The president has delegated disaster relief coordination efforts to the administrator of FEMA, which agency is directing and guiding the distributors’ joint efforts. Conduct by federal agencies is immune from scrutiny under the antitrust laws. This immunity extends to coordinated activity by private parties when directed by the government
DOJ Antitrust Division attorneys participate in meetings between the distributors and FEMA and have visibility into the efforts
The collaboration is limited in scope and duration to address the pandemic, which minimizes the risk of anticompetitive harm
The activities do not involve sharing competitively sensitive information, and do not involve price fixing or market allocation
Products are being brought to consumers faster than they otherwise would be, and the efforts are directly addressing product scarcity
In all other respects, the parties continue to pursue their independent business interests
Overall, DOJ concluded that the collaboration appeared procompetitive to the extent it would increase the supply and availability of desperately needed products. Moreover, DOJ indicated that the parties were taking appropriate steps to ensure that the collaboration was limited to the COVID-19 response and would not be a mechanism for broader collaboration among the parties, which remain competitors.
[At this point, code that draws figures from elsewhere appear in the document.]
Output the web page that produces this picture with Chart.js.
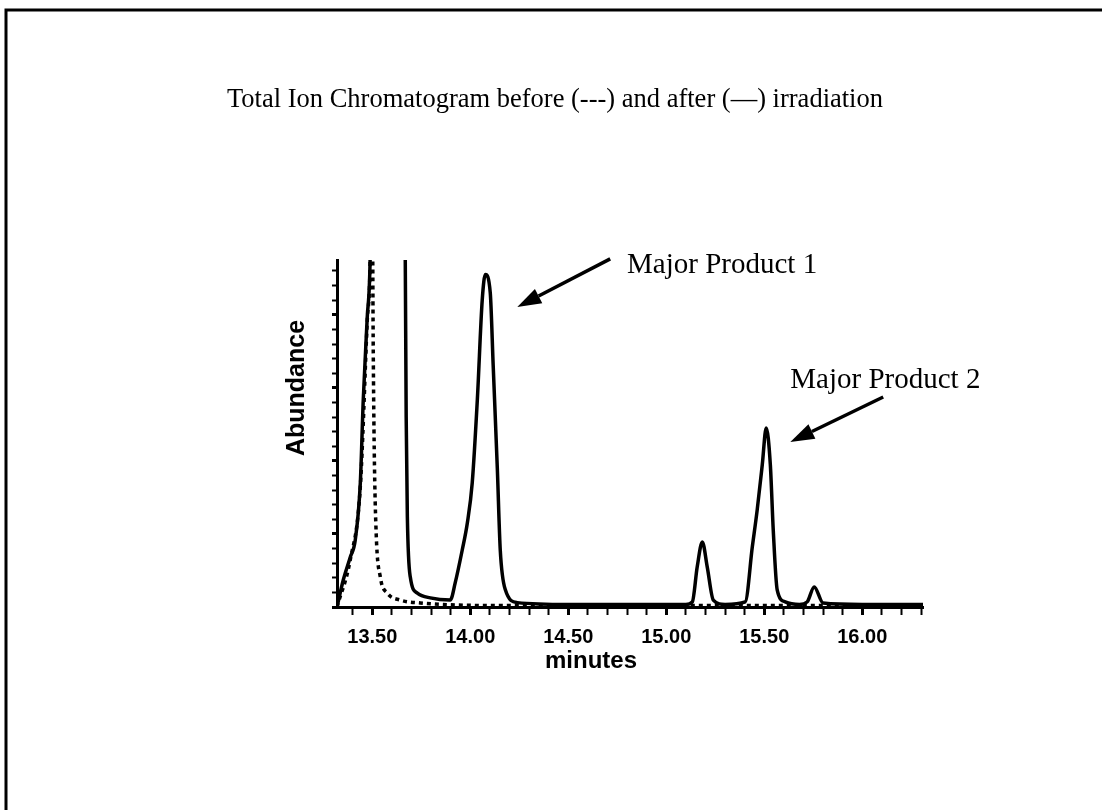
<!DOCTYPE html>
<html>
<head>
<meta charset="utf-8">
<script src="https://cdn.jsdelivr.net/npm/chart.js@4.4.1/dist/chart.umd.min.js"></script>
<style>
  html, body { margin: 0; padding: 0; background: #fff; }
  canvas { display: block; }
</style>
</head>
<body>
<canvas id="ticChart" width="1102" height="810"></canvas>
<script>
// after irradiation (solid trace)
const timeAfter = [13.32, 13.352, 13.388, 13.413, 13.439, 13.454, 13.474, 13.49, 13.52, 13.58, 13.64,
    13.668, 13.673, 13.679, 13.694, 13.73, 13.796, 13.898, 13.923, 13.959, 13.985, 14.01, 14.036,
    14.061, 14.077, 14.102, 14.117, 14.138, 14.153, 14.179, 14.24, 14.5, 14.8, 15.1, 15.133, 15.158,
    15.184, 15.209, 15.24, 15.3, 15.403, 15.439, 15.464, 15.49, 15.51, 15.531, 15.546, 15.566,
    15.607, 15.68, 15.719, 15.755, 15.8, 16.0, 16.31];
const abundanceAfter = [0, 7.4, 13.7, 18.3, 34, 56.7, 79, 98, 250, 400, 250,
    98, 52, 24.7, 8.2, 3.8, 2.5, 1.9, 6.6, 15.6, 23, 34, 56.7,
    84, 91, 86, 66, 38, 15.6, 4.7, 1.2, 0.7, 0.7, 0.7, 1.4, 11,
    17.8, 11, 1.9, 0.7, 1.4, 16.4, 26.6, 39, 49, 39, 21, 4.7,
    1.4, 0.7, 1.4, 5.5, 1.1, 0.7, 0.7];

// before irradiation (dotted trace)
const timeBefore = [13.32, 13.388, 13.439, 13.474, 13.49, 13.497, 13.505, 13.51, 13.52, 13.541,
    13.577, 13.643, 13.745, 13.9, 14.2, 14.6, 15.2, 15.8, 16.31];
const abundanceBefore = [0, 13, 33, 78, 98, 140, 70, 43, 20, 8.2,
    3.8, 1.9, 1.1, 0.6, 0.4, 0.4, 0.4, 0.4, 0.4];

const chartTitle = 'Total Ion Chromatogram before (---) and after (\u2014) irradiation';
const xTitle = 'minutes';
const yTitle = 'Abundance';

// peak labels: [text, text x, text y, arrow tail x, tail y, head x, head y] in data units
const peakNotes = [
    ['Major Product 1', 14.80, 93.6, 14.714, 95.3, 14.24, 82.1],
    ['Major Product 2', 15.633, 62.1, 16.107, 57.5, 15.633, 45.2],
];

const toPoints = (xs, ys) => xs.map((x, i) => ({x: x, y: ys[i]}));

const SANS = "'Liberation Sans', Arial, sans-serif";
const SERIF = "'Liberation Serif', 'Times New Roman', serif";

const isHalf = v => Math.abs(v * 2 - Math.round(v * 2)) < 1e-6;
const isTwenty = v => Math.abs(v / 20 - Math.round(v / 20)) < 1e-6;

const decorPlugin = {
    id: 'decor',
    beforeDraw(chart) {
        const ctx = chart.ctx;
        ctx.save();
        ctx.fillStyle = '#fff';
        ctx.fillRect(0, 0, chart.width, chart.height);
        ctx.restore();
    },
    afterDraw(chart) {
        const ctx = chart.ctx;
        const xs = chart.scales.x, ys = chart.scales.y;
        ctx.save();
        // page frame
        ctx.strokeStyle = '#000';
        ctx.lineWidth = 3;
        ctx.beginPath();
        ctx.moveTo(6, chart.height);
        ctx.lineTo(6, 10);
        ctx.lineTo(chart.width, 10);
        ctx.stroke();

        ctx.fillStyle = '#000';
        ctx.textBaseline = 'middle';
        ctx.textAlign = 'center';
        ctx.font = '26.5px ' + SERIF;
        ctx.fillText(chartTitle, 555, 100);

        ctx.font = 'bold 24px ' + SANS;
        ctx.fillText(xTitle, 591, 661);
        ctx.save();
        ctx.translate(297, 388);
        ctx.rotate(-Math.PI / 2);
        ctx.font = 'bold 25px ' + SANS;
        ctx.fillText(yTitle, 0, 0);
        ctx.restore();

        ctx.font = '29px ' + SERIF;
        ctx.textAlign = 'left';
        peakNotes.forEach(n => {
            ctx.fillText(n[0], xs.getPixelForValue(n[1]), ys.getPixelForValue(n[2]));
            const x1 = xs.getPixelForValue(n[3]), y1 = ys.getPixelForValue(n[4]);
            const x2 = xs.getPixelForValue(n[5]), y2 = ys.getPixelForValue(n[6]);
            const a = Math.atan2(y2 - y1, x2 - x1);
            const len = 24, half = 8;
            const bx = x2 - len * Math.cos(a), by = y2 - len * Math.sin(a);
            ctx.lineWidth = 3.5;
            ctx.beginPath();
            ctx.moveTo(x1, y1);
            ctx.lineTo(bx, by);
            ctx.stroke();
            ctx.beginPath();
            ctx.moveTo(x2, y2);
            ctx.lineTo(bx + half * Math.sin(a), by - half * Math.cos(a));
            ctx.lineTo(bx - half * Math.sin(a), by + half * Math.cos(a));
            ctx.closePath();
            ctx.fill();
        });
        ctx.restore();
    }
};

const config = {
    type: 'scatter',
    data: {
        datasets: [{
            label: 'after',
            data: toPoints(timeAfter, abundanceAfter),
            showLine: true,
            borderColor: '#000',
            borderWidth: 3.5,
            pointRadius: 0,
            cubicInterpolationMode: 'monotone',
        }, {
            label: 'before',
            data: toPoints(timeBefore, abundanceBefore),
            showLine: true,
            borderColor: '#000',
            borderWidth: 3.5,
            borderDash: [4, 4],
            pointRadius: 0,
            cubicInterpolationMode: 'monotone',
        }]
    },
    options: {
        responsive: false,
        animation: false,
        events: [],
        layout: {
            padding: {left: 317, right: 179, top: 260, bottom: 153}
        },
        plugins: {
            legend: {display: false},
            title: {display: false},
            tooltip: {enabled: false},
        },
        scales: {
            x: {
                type: 'linear',
                min: 13.32,
                max: 16.31,
                afterFit: s => { s.height = 50; },
                border: {display: true, color: '#000', width: 3},
                grid: {
                    drawOnChartArea: false,
                    drawTicks: true,
                    tickLength: 8,
                    tickColor: '#000',
                    tickWidth: c => isHalf(c.tick.value) ? 3 : 2,
                },
                ticks: {
                    stepSize: 0.1,
                    includeBounds: false,
                    autoSkip: false,
                    maxRotation: 0,
                    padding: 10,
                    color: '#000',
                    font: {family: SANS, size: 20, weight: 'bold'},
                    callback: v => isHalf(v) ? v.toFixed(2) : '',
                },
            },
            y: {
                min: 0,
                max: 95,
                afterFit: s => { s.width = 20; },
                border: {display: true, color: '#000', width: 3},
                grid: {
                    drawOnChartArea: false,
                    drawTicks: true,
                    tickLength: 5,
                    tickColor: '#000',
                    tickWidth: c => isTwenty(c.tick.value) ? 3 : 2,
                },
                ticks: {
                    stepSize: 4,
                    includeBounds: false,
                    autoSkip: false,
                    padding: 0,
                    callback: () => '',
                },
            },
        },
    },
    plugins: [decorPlugin],
};

const ticChart = new Chart(document.getElementById('ticChart'), config);
</script>
</body>
</html>
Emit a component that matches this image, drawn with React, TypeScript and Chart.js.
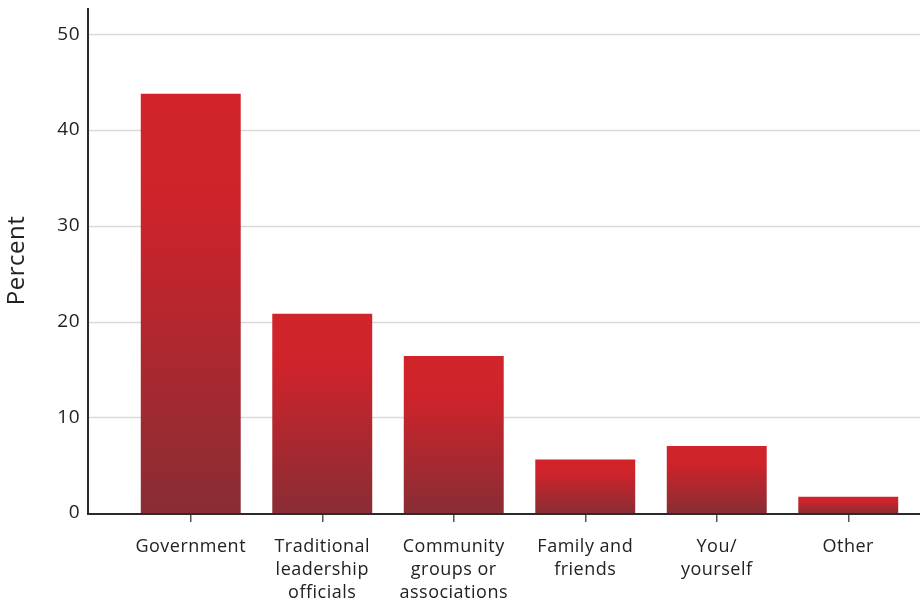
import React, { useEffect, useRef } from "react";
import { Chart, registerables } from "chart.js";

Chart.register(...registerables);

const categories: string[][] = [
  ["Government"],
  ["Traditional", "leadership", "officials"],
  ["Community", "groups or", "associations"],
  ["Family and", "friends"],
  ["You/", "yourself"],
  ["Other"],
];
const values: number[] = [43.8, 20.8, 16.4, 5.6, 7.0, 1.7];
const yTickValues: number[] = [0, 10, 20, 30, 40, 50];
const yAxisTitle = "Percent";

const FONT = "'Open Sans', Lato, sans-serif";
const AXIS_X = 88;

const framePlugin = {
  id: "frame",
  beforeDraw(chart: any) {
    try {
      chart.ctx.letterSpacing = "0.5px";
    } catch (e) {}
  },
  beforeDatasetsDraw(chart: any) {
    const { ctx, scales } = chart;
    const y = scales.y;
    ctx.save();
    ctx.strokeStyle = "#d9d9d9";
    ctx.lineWidth = 1.5;
    yTickValues.forEach((v) => {
      if (v === 0) return;
      const py = Math.round(y.getPixelForValue(v)) + 0.5;
      ctx.beginPath();
      ctx.moveTo(AXIS_X, py);
      ctx.lineTo(chart.width, py);
      ctx.stroke();
    });
    ctx.restore();
  },
  afterDatasetsDraw(chart: any) {
    const { ctx, chartArea, scales } = chart;
    const y0 = scales.y.getPixelForValue(0);
    ctx.save();
    ctx.strokeStyle = "#2b2b2b";
    ctx.lineWidth = 2;
    ctx.beginPath();
    ctx.moveTo(AXIS_X, chartArea.top);
    ctx.lineTo(AXIS_X, y0 + 1);
    ctx.lineTo(chart.width, y0 + 1);
    ctx.stroke();
    ctx.restore();
  },
};

export default function App() {
  const ref = useRef<HTMLCanvasElement | null>(null);

  useEffect(() => {
    if (!ref.current) return;
    const chart = new Chart(ref.current, {
      type: "bar",
      data: {
        labels: categories as any,
        datasets: [
          {
            data: values,
            backgroundColor: (c: any) => {
              const ch = c.chart;
              const sy = ch.scales && ch.scales.y;
              if (!sy || c.dataIndex === undefined) return "#d2232a";
              const top = sy.getPixelForValue(values[c.dataIndex]);
              const bottom = sy.getPixelForValue(0);
              if (!isFinite(top) || !isFinite(bottom) || bottom - top < 1) return "#d2232a";
              const g = ch.ctx.createLinearGradient(0, top, 0, bottom);
              g.addColorStop(0, "#d2232a");
              g.addColorStop(0.25, "#cf232b");
              g.addColorStop(1, "#892d34");
              return g;
            },
            borderWidth: 0,
            barPercentage: 0.76,
            categoryPercentage: 1,
          },
        ],
      },
      options: {
        animation: false,
        responsive: false,
        maintainAspectRatio: false,
        layout: { padding: { left: 0, right: 6, top: 8, bottom: 0 } },
        plugins: {
          legend: { display: false },
          tooltip: { enabled: false },
        },
        scales: {
          x: {
            type: "category",
            grid: {
              display: true,
              drawOnChartArea: false,
              drawTicks: true,
              tickLength: 9,
              offset: false,
              color: "#555555",
              lineWidth: 1.5,
            },
            border: { display: false },
            ticks: {
              color: "#222222",
              padding: 13,
              maxRotation: 0,
              autoSkip: false,
              font: { family: FONT, size: 18, lineHeight: 1.28 },
            },
            afterFit: (s: any) => {
              s.height = 90;
            },
          },
          y: {
            type: "linear",
            min: 0,
            max: 52.75,
            grid: { display: false, drawTicks: false },
            border: { display: false },
            afterBuildTicks: (s: any) => {
              s.ticks = yTickValues.map((v) => ({ value: v }));
            },
            ticks: {
              color: "#222222",
              padding: 45,
              font: { family: FONT, size: 19 },
            },
            title: {
              display: true,
              text: yAxisTitle,
              color: "#222222",
              font: { family: FONT, size: 24 },
              padding: { top: 3, bottom: 0 },
            },
            afterFit: (s: any) => {
              s.width = 125;
              s.paddingTop = 0;
              s.paddingBottom = 0;
            },
          },
        },
      },
      plugins: [framePlugin],
    });
    return () => chart.destroy();
  }, []);

  return (
    <div style={{ position: "fixed", left: 0, top: 0, width: 920, height: 603, background: "#fff" }}>
      <canvas ref={ref} width={920} height={603} style={{ width: 920, height: 603 }} />
    </div>
  );
}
DOJ noted that certain of the activities may be allowed under (i) the Noerr-Pennington doctrine, which allows competitors to collaborate in petitioning the government to take a particular action, or (ii) state action immunity under the antitrust laws, which immunizes conduct where application of the antitrust laws would “disrupt” the government regulatory scheme.
This business review letter provides significant insights into the antitrust enforcers’ views related to competitor collaborations aimed at improving product access to respond to the pandemic. Its rationales—and its limitations—should be useful for other companies engaging in or considering collaborations.